When Vibheeshana went to Rama later, He asked the elder monkeys around Him whether He could accept Vibheeshana into the fold. Of course. He did not need any counsel from any one. He was never influenced by others. But, still, just to bring them into the picture, He consulted them and made a pretence of not having made up His mind yet. When Sugreeva said 'no,' Rama reminded him that he too had come to him, first, giving up his elder brother) When Lakshmana said that the only treatment he deserved was to be thrown back into Lanka, Rama said, "Yes! I am resolved to crown him as the emperor of Lanka, after the demise of Ravana."

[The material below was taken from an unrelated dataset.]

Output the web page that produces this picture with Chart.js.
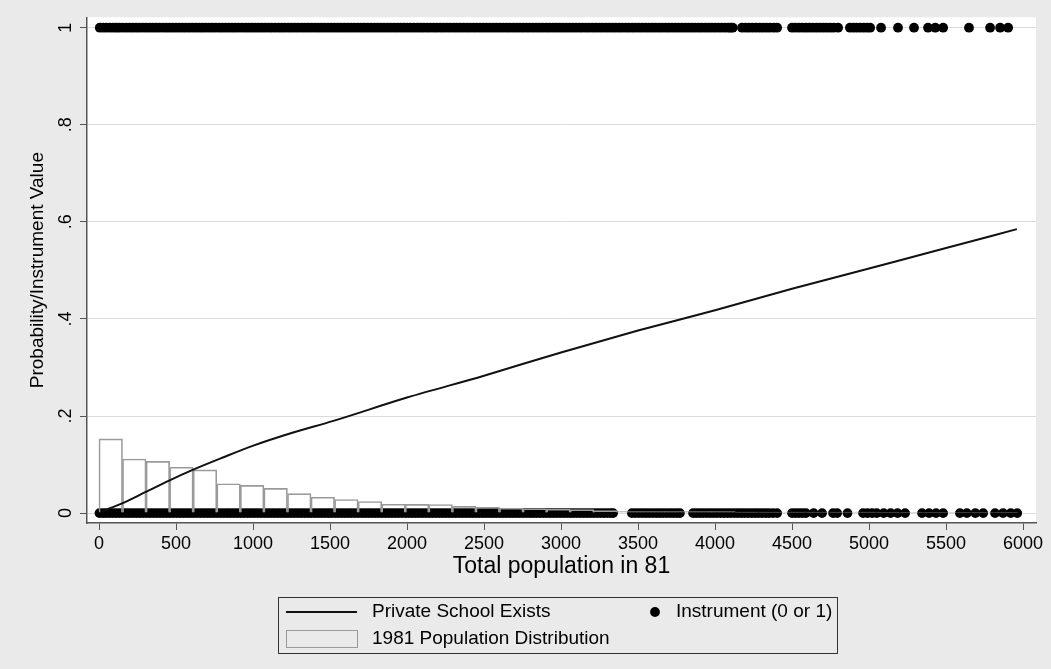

Rama accepts surrender on the spot
Whoever surrenders, Rama accepts, on the spot, without reservations. When some one suggested that Vibheeshana should not be promised a Throne, for, Ravana may fall at the Feet of the Lord and earn pardon for his iniquity, Rama replied, "In that case, I will hold both hands of Bharatha and beg him to make Vibheeshana Emperor of Ayodhya, our ancestral domain; we both Bharatha and I, will spend our time happily in the forests." You must discover your identity; then only can you have Peace. You are like a man who has forgotten his name, his address, his mission in life. Realise it and try to delve into yourself, so that you may know who you are. Then, you get security and peace. Sharpen your intellect for this purpose, cleanse your consciousness for this purpose, through Sathsang, Japa, Dhyana, Namasmaran, (holy company, chanting, meditation and constant thought of the Lord) etc. That is the advice I give.